Debbie has served as President of the National Association of Collegiate Directors ofAthletics (NACDA) and as the first female President for LEAD1. She has co-authoredbooks on Strategic Planning and human behavior to inform and inspire athletics professionals, delivering presentations in prestigious settings such as Harvard University, NACDA and the LEAD1 Institute, among numerous others. She has been inducted into six Halls of Fame: The State of North Carolina Sports Hall of Fame, the
NACDA Athletics Director’s HOF, the University of Maryland Athletics HOF, the ORU Athletics HOF, the Saint Louis University Athletics HOF and the State of Maryland Women’s HOF. President George W. Bush appointed Yow as one of only 15 members of the Commission on Opportunities in Athletics in 2002, during the 30 th anniversary of the passage of Title IX legislation.

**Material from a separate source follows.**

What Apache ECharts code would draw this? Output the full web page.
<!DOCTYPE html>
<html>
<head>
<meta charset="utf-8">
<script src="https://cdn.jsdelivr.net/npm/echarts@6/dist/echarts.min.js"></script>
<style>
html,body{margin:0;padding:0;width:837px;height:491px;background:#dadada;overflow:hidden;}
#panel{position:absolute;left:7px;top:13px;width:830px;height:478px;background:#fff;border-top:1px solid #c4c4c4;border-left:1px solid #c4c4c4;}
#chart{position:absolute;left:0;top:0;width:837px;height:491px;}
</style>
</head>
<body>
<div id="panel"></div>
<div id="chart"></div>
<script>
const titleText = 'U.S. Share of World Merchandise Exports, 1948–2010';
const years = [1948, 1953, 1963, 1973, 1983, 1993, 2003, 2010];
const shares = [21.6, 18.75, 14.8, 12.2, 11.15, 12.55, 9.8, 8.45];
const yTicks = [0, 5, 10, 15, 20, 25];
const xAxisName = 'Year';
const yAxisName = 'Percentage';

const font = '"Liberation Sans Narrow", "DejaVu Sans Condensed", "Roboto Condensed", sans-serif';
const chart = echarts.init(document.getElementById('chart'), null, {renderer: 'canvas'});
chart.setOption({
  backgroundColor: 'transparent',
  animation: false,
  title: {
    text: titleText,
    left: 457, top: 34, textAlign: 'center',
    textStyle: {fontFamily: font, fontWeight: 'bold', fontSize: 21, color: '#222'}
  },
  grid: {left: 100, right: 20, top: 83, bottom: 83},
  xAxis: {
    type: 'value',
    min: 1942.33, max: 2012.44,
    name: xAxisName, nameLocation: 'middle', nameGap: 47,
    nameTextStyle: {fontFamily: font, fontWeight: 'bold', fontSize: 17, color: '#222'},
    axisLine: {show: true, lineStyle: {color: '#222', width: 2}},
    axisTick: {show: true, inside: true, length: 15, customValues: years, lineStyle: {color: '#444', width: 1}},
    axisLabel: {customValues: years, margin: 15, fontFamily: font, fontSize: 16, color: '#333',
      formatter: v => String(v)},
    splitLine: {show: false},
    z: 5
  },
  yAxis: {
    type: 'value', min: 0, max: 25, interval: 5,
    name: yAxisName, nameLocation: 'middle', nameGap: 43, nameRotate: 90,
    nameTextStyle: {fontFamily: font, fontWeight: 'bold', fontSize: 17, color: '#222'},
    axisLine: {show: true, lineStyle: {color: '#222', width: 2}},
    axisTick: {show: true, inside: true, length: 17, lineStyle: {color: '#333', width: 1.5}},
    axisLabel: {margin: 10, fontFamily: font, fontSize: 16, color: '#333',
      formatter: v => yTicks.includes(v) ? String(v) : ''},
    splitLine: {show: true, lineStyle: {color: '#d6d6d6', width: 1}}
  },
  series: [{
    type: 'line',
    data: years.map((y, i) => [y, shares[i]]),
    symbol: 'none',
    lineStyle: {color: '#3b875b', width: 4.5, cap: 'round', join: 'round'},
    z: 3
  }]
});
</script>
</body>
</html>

She has hired collegiate head coaches who were subsequently selected in their respective sport as National Coach of the Year in the sports of football, men’s basketball, women’s basketball, women’s lacrosse, men’s lacrosse and wrestling.

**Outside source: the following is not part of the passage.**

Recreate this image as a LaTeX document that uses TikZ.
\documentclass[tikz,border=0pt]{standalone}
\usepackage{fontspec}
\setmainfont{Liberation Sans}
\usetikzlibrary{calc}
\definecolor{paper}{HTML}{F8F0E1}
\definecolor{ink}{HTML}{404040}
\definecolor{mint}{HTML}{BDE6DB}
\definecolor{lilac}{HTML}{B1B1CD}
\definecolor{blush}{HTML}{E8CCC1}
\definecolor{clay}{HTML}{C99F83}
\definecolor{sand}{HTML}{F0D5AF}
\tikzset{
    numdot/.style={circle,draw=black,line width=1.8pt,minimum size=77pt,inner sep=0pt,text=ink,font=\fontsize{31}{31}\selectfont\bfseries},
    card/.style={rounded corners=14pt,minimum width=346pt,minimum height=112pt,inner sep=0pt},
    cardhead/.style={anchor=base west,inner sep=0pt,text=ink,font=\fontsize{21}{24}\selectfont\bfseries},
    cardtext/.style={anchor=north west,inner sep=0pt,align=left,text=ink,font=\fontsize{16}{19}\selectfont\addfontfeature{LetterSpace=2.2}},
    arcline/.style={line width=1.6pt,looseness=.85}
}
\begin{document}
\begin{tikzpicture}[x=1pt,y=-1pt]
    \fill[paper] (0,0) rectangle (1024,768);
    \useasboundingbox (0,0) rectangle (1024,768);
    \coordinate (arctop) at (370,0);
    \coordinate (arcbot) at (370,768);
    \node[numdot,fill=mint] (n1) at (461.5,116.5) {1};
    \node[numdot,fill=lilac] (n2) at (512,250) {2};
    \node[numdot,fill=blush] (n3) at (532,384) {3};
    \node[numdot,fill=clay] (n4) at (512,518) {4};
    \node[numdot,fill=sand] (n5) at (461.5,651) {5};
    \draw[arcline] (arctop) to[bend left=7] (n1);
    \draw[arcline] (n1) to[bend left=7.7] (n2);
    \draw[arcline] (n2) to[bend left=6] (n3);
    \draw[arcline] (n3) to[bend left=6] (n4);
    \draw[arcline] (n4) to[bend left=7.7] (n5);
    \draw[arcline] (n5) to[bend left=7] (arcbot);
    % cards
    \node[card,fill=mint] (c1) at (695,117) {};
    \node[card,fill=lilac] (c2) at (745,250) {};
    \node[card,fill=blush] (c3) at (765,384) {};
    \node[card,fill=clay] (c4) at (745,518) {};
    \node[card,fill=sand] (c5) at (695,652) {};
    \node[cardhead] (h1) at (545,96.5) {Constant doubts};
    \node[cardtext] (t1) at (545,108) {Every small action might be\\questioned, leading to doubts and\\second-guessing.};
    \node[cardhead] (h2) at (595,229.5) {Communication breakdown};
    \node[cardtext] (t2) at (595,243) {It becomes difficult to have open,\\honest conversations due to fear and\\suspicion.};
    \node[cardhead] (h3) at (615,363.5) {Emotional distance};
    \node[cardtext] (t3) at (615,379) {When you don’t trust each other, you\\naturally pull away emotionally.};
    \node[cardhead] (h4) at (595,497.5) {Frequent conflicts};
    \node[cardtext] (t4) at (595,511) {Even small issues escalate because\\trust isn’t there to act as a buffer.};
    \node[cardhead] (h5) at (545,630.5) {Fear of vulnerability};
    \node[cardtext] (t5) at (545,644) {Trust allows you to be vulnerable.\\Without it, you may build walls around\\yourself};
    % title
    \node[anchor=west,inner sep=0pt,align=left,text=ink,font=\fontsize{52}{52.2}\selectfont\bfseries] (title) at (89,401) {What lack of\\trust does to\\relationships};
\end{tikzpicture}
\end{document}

In 2018, the NC State athletics program tied for the #1 ranking among all campus academic and auxiliary units for having the best scores for employee engagement and satisfaction, as employees responded to the required survey administered by the NC System of Higher Education. That is a treasured achievement because she strived to foster a work environment that affirmed achievement and also encouraged individuals to erase self-imposed limits on their capabilities.

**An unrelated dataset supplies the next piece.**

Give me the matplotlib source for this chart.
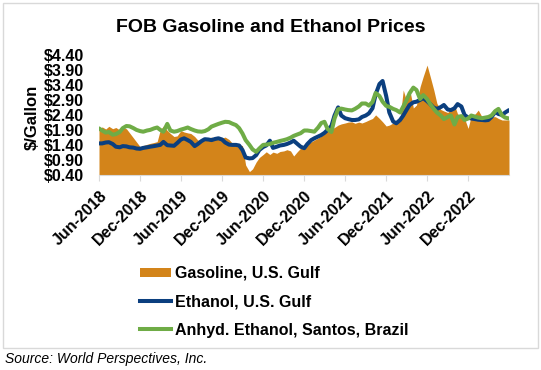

Yow holds an English degree from Elon University, where she co-captained their women’s basketball team, and a master’s in Counseling from Liberty University, as well as three honorary doctorates for lifetime achievement. Debbie completed her fulltime work as an AD in the Spring of 2019. The Board of Trustees honored her by naming her as the first-ever emeritus AD at NC State at that time. She now serves as a trusted confidant to administrators and coaches and as a consultant.

She has been married for 39 years to Dr. William Bowden, a native of Texas. They continue to reside in the Raleigh, NC area. In their free time, they enjoy visiting Debbie’s hometown of Gibsonville to see friends and to eat at Pete’s Grill, a local landmark that seats 38 and serves traditional American fare, along with peach cobbler or chocolate cake.